Saturday, December 10, 2016

Too Much by Half


Lost in all the hoopla over the White Sox blowing up (dare a skeptic say “trashing”?) their roster was news that the Cubs are raising the price of season’s tickets by an average of 19.5 percent.  It will now be possible to spend $409 to watch a ballgame on the North Side.  The mind boggles, or at least mine does.

Allow me a geezer moment with a “Why, I remember back when” story.  In eighth grade, I bet a teacher two tickets to a White Sox game that his homeroom wouldn’t reach its quota for a school fundraiser.  I won the bet, and he paid off by dumping so many pennies, nickels, dimes and quarters onto my desk (after which he announced, “Everybody clear their desks, now!”  The man was a real joker.)  If I had won that bet today, a Cub ticket would’ve buried me alive in pocket change.
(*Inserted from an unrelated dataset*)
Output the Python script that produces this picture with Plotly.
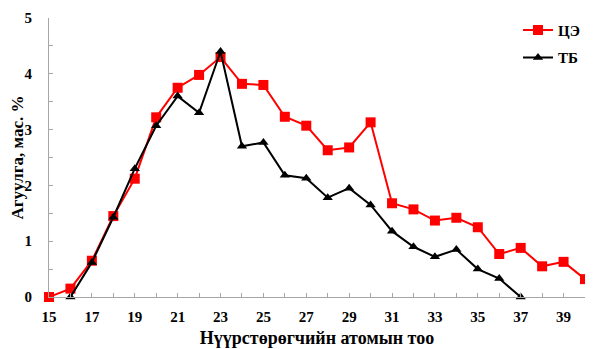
import plotly.graph_objects as go

x_ce = list(range(15, 41))
y_ce = [0, 0.15, 0.65, 1.45, 2.12, 3.22, 3.75, 3.98, 4.30, 3.82, 3.80, 3.23, 3.07,
        2.63, 2.68, 3.13, 1.68, 1.57, 1.37, 1.42, 1.25, 0.77, 0.88, 0.55, 0.63, 0.32]
x_tb = list(range(16, 38))
y_tb = [0, 0.62, 1.43, 2.30, 3.07, 3.60, 3.30, 4.40, 2.70, 2.77, 2.18, 2.13, 1.78,
        1.95, 1.65, 1.18, 0.90, 0.72, 0.85, 0.50, 0.33, 0]

font_family = "Liberation Serif, Times New Roman, serif"

def f(size):
    return dict(family=font_family, size=size, color="black", weight="bold")

fig = go.Figure()
fig.add_trace(go.Scatter(x=x_ce, y=y_ce, name="ЦЭ", mode="lines+markers",
                         line=dict(color="#ff0000", width=2),
                         marker=dict(symbol="square", size=10, color="#ff0000"),
                         legendgroup="a", cliponaxis=False))
fig.add_trace(go.Scatter(x=x_tb, y=y_tb, name="ТБ", mode="lines+markers",
                         line=dict(color="#000000", width=2),
                         marker=dict(symbol="triangle-up", size=9, color="#000000"),
                         legendgroup="b", cliponaxis=False))

axis_common = dict(showgrid=False, zeroline=False, showline=True, linecolor="#a6a6a6",
                   linewidth=1, ticks="inside", tickcolor="#a6a6a6", ticklen=4,
                   tickfont=f(15), automargin=False)

fig.update_xaxes(range=[15, 40], tick0=15, dtick=2,
                 minor=dict(dtick=1, ticks="inside", ticklen=4, tickcolor="#a6a6a6"),
                 title=dict(text="Нүүрстөрөгчийн атомын тоо", font=f(18), standoff=7),
                 ticklabelstandoff=6,
                 **axis_common)
fig.update_yaxes(range=[0, 5], tick0=0, dtick=1,
                 minor=dict(dtick=0.5, ticks="inside", ticklen=4, tickcolor="#a6a6a6"),
                 title=dict(text="Агуулга, мас. %", font=f(17), standoff=7),
                 ticklabelstandoff=13,
                 **axis_common)

# page body has an 8px default margin, so the figure is shrunk by 8px and margins shifted
fig.update_layout(width=585, height=341,
                  margin=dict(l=41, r=8, t=10, b=52, autoexpand=False),
                  paper_bgcolor="white", plot_bgcolor="white",
                  font=dict(family=font_family, color="black"),
                  legend=dict(x=0.875, y=1.015, xanchor="left", yanchor="top",
                              font=f(15), itemwidth=30,
                              traceorder="grouped", tracegroupgap=5,
                              bgcolor="rgba(0,0,0,0)"),
                  showlegend=True)

fig.write_html("out.html")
You can’t beat City Hall, they say, or hold back the march of time, but I can damn well complain about them.  The more expensive baseball gets, the more the ballpark turns into an “experience” on a par with Great America or Disneyland.  The new parks have that function built into them while the classics like Wrigley and Fenway have to gobble up surrounding streets in order to create some sort of festival area.  Anyone who wants to watch a simple ballgame either gets with the program or gets labelled a crank.  Guess which category I fit into?
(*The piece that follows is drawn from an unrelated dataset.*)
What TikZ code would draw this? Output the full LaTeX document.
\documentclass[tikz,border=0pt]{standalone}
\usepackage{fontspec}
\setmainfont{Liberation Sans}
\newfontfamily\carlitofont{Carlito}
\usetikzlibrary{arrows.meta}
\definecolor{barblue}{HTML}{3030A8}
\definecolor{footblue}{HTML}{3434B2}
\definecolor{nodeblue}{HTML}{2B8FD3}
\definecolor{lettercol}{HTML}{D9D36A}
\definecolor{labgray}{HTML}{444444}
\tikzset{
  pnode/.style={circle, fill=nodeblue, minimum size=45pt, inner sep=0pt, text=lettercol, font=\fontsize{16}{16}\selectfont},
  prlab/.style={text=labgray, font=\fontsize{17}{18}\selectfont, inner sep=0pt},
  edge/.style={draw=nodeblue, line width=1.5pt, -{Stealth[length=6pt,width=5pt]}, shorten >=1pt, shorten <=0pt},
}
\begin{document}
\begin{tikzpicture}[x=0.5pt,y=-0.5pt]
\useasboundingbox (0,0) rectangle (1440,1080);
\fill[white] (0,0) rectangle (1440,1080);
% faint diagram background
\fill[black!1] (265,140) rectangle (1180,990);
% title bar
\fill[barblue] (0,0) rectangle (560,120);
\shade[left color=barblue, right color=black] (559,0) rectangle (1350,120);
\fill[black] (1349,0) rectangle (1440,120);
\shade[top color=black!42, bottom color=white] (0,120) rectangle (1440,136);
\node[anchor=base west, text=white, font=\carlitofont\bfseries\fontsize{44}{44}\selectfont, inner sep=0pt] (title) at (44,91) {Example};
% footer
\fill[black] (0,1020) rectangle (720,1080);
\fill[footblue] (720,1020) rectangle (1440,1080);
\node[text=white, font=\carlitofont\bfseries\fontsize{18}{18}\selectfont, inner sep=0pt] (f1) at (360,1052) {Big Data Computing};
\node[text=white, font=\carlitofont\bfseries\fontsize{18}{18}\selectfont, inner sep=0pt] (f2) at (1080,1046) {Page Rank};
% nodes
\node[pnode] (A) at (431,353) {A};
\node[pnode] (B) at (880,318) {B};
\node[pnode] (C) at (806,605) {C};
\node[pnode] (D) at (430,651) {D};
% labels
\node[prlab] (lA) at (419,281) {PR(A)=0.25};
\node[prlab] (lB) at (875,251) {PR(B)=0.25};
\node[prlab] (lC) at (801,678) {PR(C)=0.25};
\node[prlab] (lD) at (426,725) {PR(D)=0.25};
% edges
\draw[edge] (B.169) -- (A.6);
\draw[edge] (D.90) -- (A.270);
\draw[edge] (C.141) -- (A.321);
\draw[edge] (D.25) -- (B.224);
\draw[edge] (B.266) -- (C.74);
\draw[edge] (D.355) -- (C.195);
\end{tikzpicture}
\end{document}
So it goes.  Paul Konerko, who made a shade under $130 million most of that with the Sox, is hailed as “a blue-collar hero” while Dexter Fowler can switch from the Cubs to the Cardinals in the blink of an eye.  Granted that the reserve clause was wrong, but how is baseball as “experience” better for fans?  If the cost of games continues to rise, attendance will start to decline as fans opt to watch on television.  When that happens, MLB will find a way to charge for every game broadcast.  Just wait.